Se la Bce agisce come sta facendo, allora agisce come se l’Europa o almeno l’Unione monetaria fosse già  costruita come completa e autosufficiente unità  politica, come se l’Europa fosse già  qualcosa di costituzionalmente e politicamente costruito, e non già  un’associazione, come se fosse un’entità 
comune, uno Stato federale integrato. In tal modo però la Bce si riferisce e si appoggia a qualcosa che non esiste ancora e — chi sa — forse non esisterà  mai. Ciò è captazione del potere. La tendenza alla sospensione delle procedure
democratiche è innegabile, da quando in almeno due Stati dell’Unione monetaria, la Grecia e l’Italia, due governi si sono dovuti dimettere, non perché lo volesse il popolo sovrano, ma perché la Ue lo ha imposto. È solo un esempio dei molti esempi di come
la furia della crisi finanziaria abbia l’effetto dello svuotamento delle procedure democratiche. Ciò può piacere ad alcuni tecnocrati, ma non si addice a una comunità  che deve essere nella condizione di dibattere e dividersi in pubblico su temi difficili e dolorosi. Adesso lei, Angela Merkel, scusandosi, può affermare che l’assenza di alternative non viene più da lei ma dalla grande Bce. Il Direttorio, con le migliori intenzioni, ha vinto.

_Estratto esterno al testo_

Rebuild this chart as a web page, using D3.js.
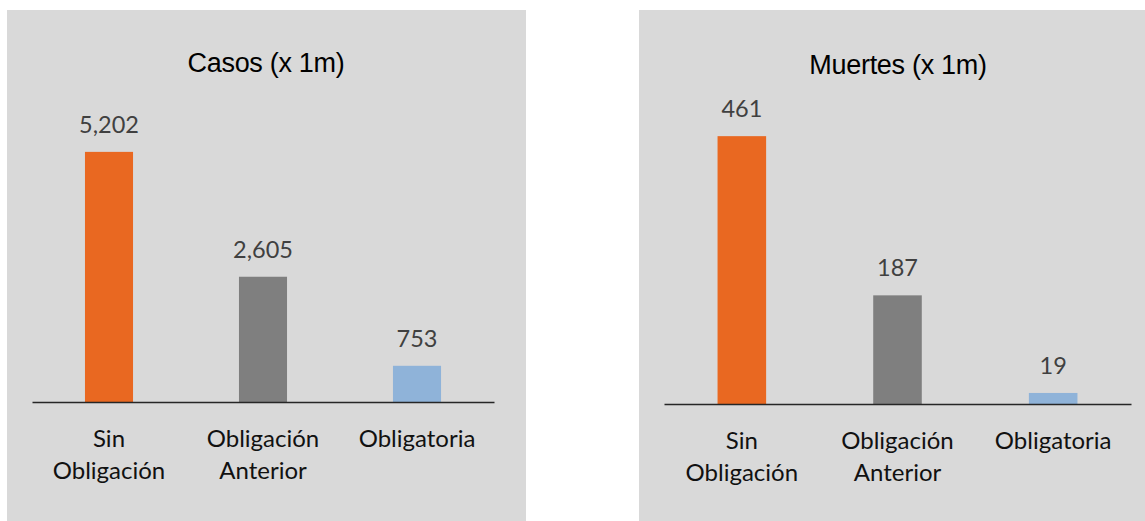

Veloce e imperturbabile, Angela Merkel si è adattata alla nuova situazione dopo la scelta di giovedì della Bce. Le è stato possibile perché da tempo lei si preparava a tanto. Sa che dall’elezione di Hollande a presidente lei è isolata. Un proverbio tedesco dice: chi è saggio cede. Lei non cede per arrendersi, ma perché ha l’intenzione di riuscire forse ancora a voltare
pagina, in modo duttile. La Germania è la prima potenza economica europea, e ha capito che deve raggiungere tale peso anche in politica. Lo sa la cancelliera, e lo sa anche Mario Draghi: non si può salvare l’euro alle spalle della Germania, ma solo con la Germania.
Non si può dire in modo più chiaro che i tempi di Helmut Kohl, in cui la Germania era pronta ad adattarsi a un basso profilo politico in nome dell’integrazione europea, sono finiti. Anche dopo il giovedì di Draghi la Germania è sulla scena politica europea un “player” pronto all’aiuto, alla solidarietà  e alla cooperazione collegiale, ma è anche cosciente della sua forza, e padroneggia il gioco degli intrighi non meno bene dei maestri mediterranei della duttilità  politica.